A: Whether a power series corresponds to a rational function or not is independent of any finite initial segment of its coefficients; accordingly, (as some power series are and others are not given by rational functions), one has to know infinitely many coefficients of the power series in order to tell whether it is given by a rational function or not. On most natural accounts of what it means to present such a series (e.g., as a black box which one can query for the coefficient at a particular index, or even as the code for a Turing machine/program in a standard language which produces the sequence of coefficients), it will follow that it is impossible to compute the answer (a computation taking only finitely many steps).
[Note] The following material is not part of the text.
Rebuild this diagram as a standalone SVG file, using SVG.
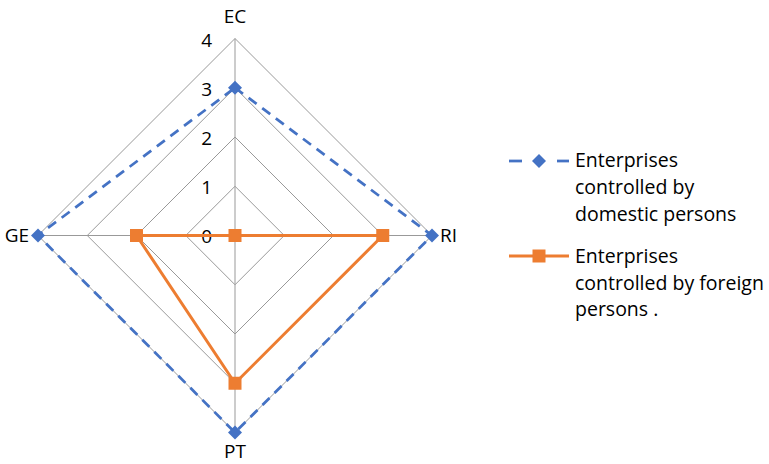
<svg xmlns="http://www.w3.org/2000/svg" width="769" height="464" viewBox="0 0 769 464">
<style>
text{font-family:"Open Sans","Liberation Sans",sans-serif;font-size:19px;fill:#000}
.leg text{font-size:19.5px}
.grid{fill:none;stroke:#999999;stroke-width:1}
.dom{fill:none;stroke:#4472C4;stroke-width:2.75;stroke-dasharray:10,7}
.for{fill:none;stroke:#ED7D31;stroke-width:3;stroke-linejoin:round}
.tick{text-anchor:end}
</style>
<defs>
<path id="dia" d="M0,-7L7,0L0,7L-7,0Z" fill="#4472C4"/>
<path id="sq" d="M-6.5,-6.5h13v13h-13z" fill="#ED7D31"/>
</defs>
<rect width="769" height="464" fill="#fff"/>
<g id="grid">
<polygon class="grid" points="235,186.25 284.25,235.5 235,284.75 185.75,235.5"/>
<polygon class="grid" points="235,137 333.5,235.5 235,334 136.5,235.5"/>
<polygon class="grid" points="235,87.75 382.75,235.5 235,383.25 87.25,235.5"/>
<polygon class="grid" points="235,38.5 432,235.5 235,432.5 38,235.5"/>
<line class="grid" x1="235" y1="38.5" x2="235" y2="432.5"/>
<line class="grid" x1="38" y1="235.5" x2="432" y2="235.5"/>
</g>
<g id="ticks">
<text class="tick" x="212" y="47">4</text>
<text class="tick" x="212" y="96">3</text>
<text class="tick" x="212" y="145">2</text>
<text class="tick" x="212" y="194">1</text>
<text class="tick" x="212" y="243">0</text>
</g>
<g id="axis-labels">
<text id="EC" x="235" y="23" text-anchor="middle">EC</text>
<text id="RI" x="440" y="242">RI</text>
<text id="PT" x="235" y="458" text-anchor="middle">PT</text>
<text id="GE" x="29" y="242" text-anchor="end">GE</text>
</g>
<g id="connectors">
<polygon id="domestic" class="dom" points="235,87.75 432,235.5 235,432.5 38,235.5"/>
<polygon id="foreign" class="for" points="235,235.5 382.75,235.5 235,383.25 136.5,235.5"/>
</g>
<g id="markers">
<use href="#dia" x="235" y="87.75"/>
<use href="#dia" x="432" y="235.5"/>
<use href="#dia" x="235" y="432.5"/>
<use href="#dia" x="38" y="235.5"/>
<use href="#sq" x="235" y="235.5"/>
<use href="#sq" x="382.75" y="235.5"/>
<use href="#sq" x="235" y="383.25"/>
<use href="#sq" x="136.5" y="235.5"/>
</g>
<g id="legend" class="leg">
<g id="legend-domestic">
<line x1="509" y1="161" x2="522" y2="161" stroke="#4472C4" stroke-width="2.75"/>
<line x1="557" y1="161" x2="569" y2="161" stroke="#4472C4" stroke-width="2.75"/>
<use href="#dia" x="539" y="161"/>
<text x="575" y="167">Enterprises</text>
<text x="575" y="194">controlled by</text>
<text x="575" y="221">domestic persons</text>
</g>
<g id="legend-foreign">
<line x1="509" y1="256" x2="569" y2="256" stroke="#ED7D31" stroke-width="3"/>
<use href="#sq" x="539" y="256"/>
<text x="575" y="263">Enterprises</text>
<text x="575" y="290">controlled by foreign</text>
<text x="575" y="316">persons .</text>
</g>
</g>
</svg>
Edit: "a computation taking only finitely many steps" is enough to show the impossibility in the black box case (it would take infinitely many queries to establish the values of infinitely many coefficients). I forgot to add the reasoning that covers the Turing machine code case: if one did have such an algorithm, then one could use it to solve the Halting Problem, like so: let $I_i$ be a computable stream of coefficients defining a non-rational series, and let $Q(p)_i$ be 0 if p does halt within i steps, and $I_i$ otherwise. The code for a Turing machine computing $Q(p)$ can be easily (computably) constructed from p itself, and this machine is guaranteed to output a stream of infinitely many coefficients, the result defining a rational series if and only if p eventually halts. Accordingly, the undecidability of the halting problem gives the desired impossibility result.